Fortunately, the setup_smep function, which has code to
both enable and disable the SMEP bit in the cr4 register, is marked
__init, so it’s likely to have been cleaned up by the
kernel after initialization and is not a good candidate for ROP.
However, more complex ROP payloads are certainly possible, as I hope to
demonstrate later this year. For now, I’ll leave this up to your
imagination. ;-)
Some progress on removing useful sources of information leakage has
been made with the kptr_restrict and
dmesg_restrict sysctls. Continued work on plugging similar
leaks should improve the usefulness of these features. However, it’s
still trivial to resolve the locations of kernel code and data on
distribution kernels, since they are shipped as binaries that are
identical across all machines with the same kernel version. This is
demonstrated perfectly by Jon Oberheide’s ksymhunter project.

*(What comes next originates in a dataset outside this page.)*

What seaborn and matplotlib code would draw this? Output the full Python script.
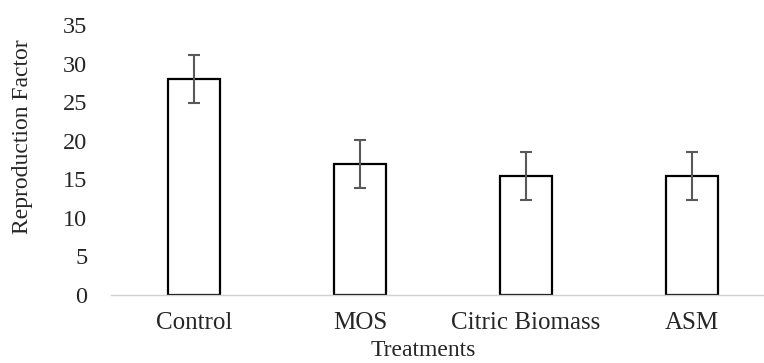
import numpy as np
import pandas as pd
import matplotlib
matplotlib.use('Agg')
import matplotlib.pyplot as plt
import seaborn as sns

treatments = ['Control', 'MOS', 'Citric Biomass', 'ASM']
repro_factor = [28.0, 17.0, 15.4, 15.4]
repro_err = [3.1, 3.1, 3.1, 3.1]
y_ticks = [0, 5, 10, 15, 20, 25, 30, 35]

sns.set_style('white')
plt.rcParams['font.family'] = ['Liberation Serif', 'DejaVu Serif']

data = pd.DataFrame({'treatment': treatments, 'rf': repro_factor})

fig = plt.figure(figsize=(7.64, 3.63), dpi=100)
ax = fig.add_axes([111 / 764, 68 / 363, 653 / 764, 270 / 363])

sns.barplot(data=data, x='treatment', y='rf', color='white', edgecolor='black',
            linewidth=1.6, width=0.31, errorbar=None, ax=ax)
ax.errorbar(np.arange(len(treatments)), repro_factor, yerr=repro_err, fmt='none',
            ecolor='#595959', elinewidth=1.5, capsize=4.5, capthick=1.5)

ax.set_ylim(0, 35)
ax.set_yticks(y_ticks)
ax.set_xlim(-0.5, 3.434)

for s in ['top', 'right', 'left']:
    ax.spines[s].set_visible(False)
ax.spines['bottom'].set_color('#d0d0d0')
ax.spines['bottom'].set_linewidth(1.0)

ax.tick_params(axis='y', length=0, pad=17, labelsize=17.5)
ax.tick_params(axis='x', length=0, pad=12, labelsize=18)

ax.set_xlabel('Treatments', fontsize=17)
ax.xaxis.set_label_coords(0.478, -0.168)
ax.set_ylabel('Reproduction Factor', fontsize=17)
ax.yaxis.set_label_coords(-0.119, 0.587)

fig.savefig('out.png', dpi=100)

The solution I’m currently working on is implementing randomization
of the address at which the kernel is decompressed at boot. This way,
even if an attacker can download an identical kernel image as the target
host, he won’t know where kernel data and code resides in a running
kernel, assuming an absence of information leakage. In order to be
effective, this solution requires relocating the IDT - otherwise, it
will reside at the location pointed to by the idt_table
symbol, and an sidt instruction would allow an attacker to calculate the
offsets of every other kernel symbol relative to the address of the IDT.
This has its own challenges, but I’m making progress and hope to submit
a working version in the coming weeks. This will also have the useful
side effect of marking the IDT read-only, which will prevent it from
being a generic target for kernel write vulnerabilities.
Next, more work needs to be done on making sure page protections in the kernel are sane. Most importantly, RWX mappings should be removed and function pointer tables should be enforced read-only. Fortunately, efforts are underway in this area as well, with help from Kees Cook.
Hopefully, with the combined efforts to remove information leakage via restricting leaks and kernel image randomization, stronger page protections in the kernel, and SMEP, the Linux kernel will have significantly raised the bar for exploitation.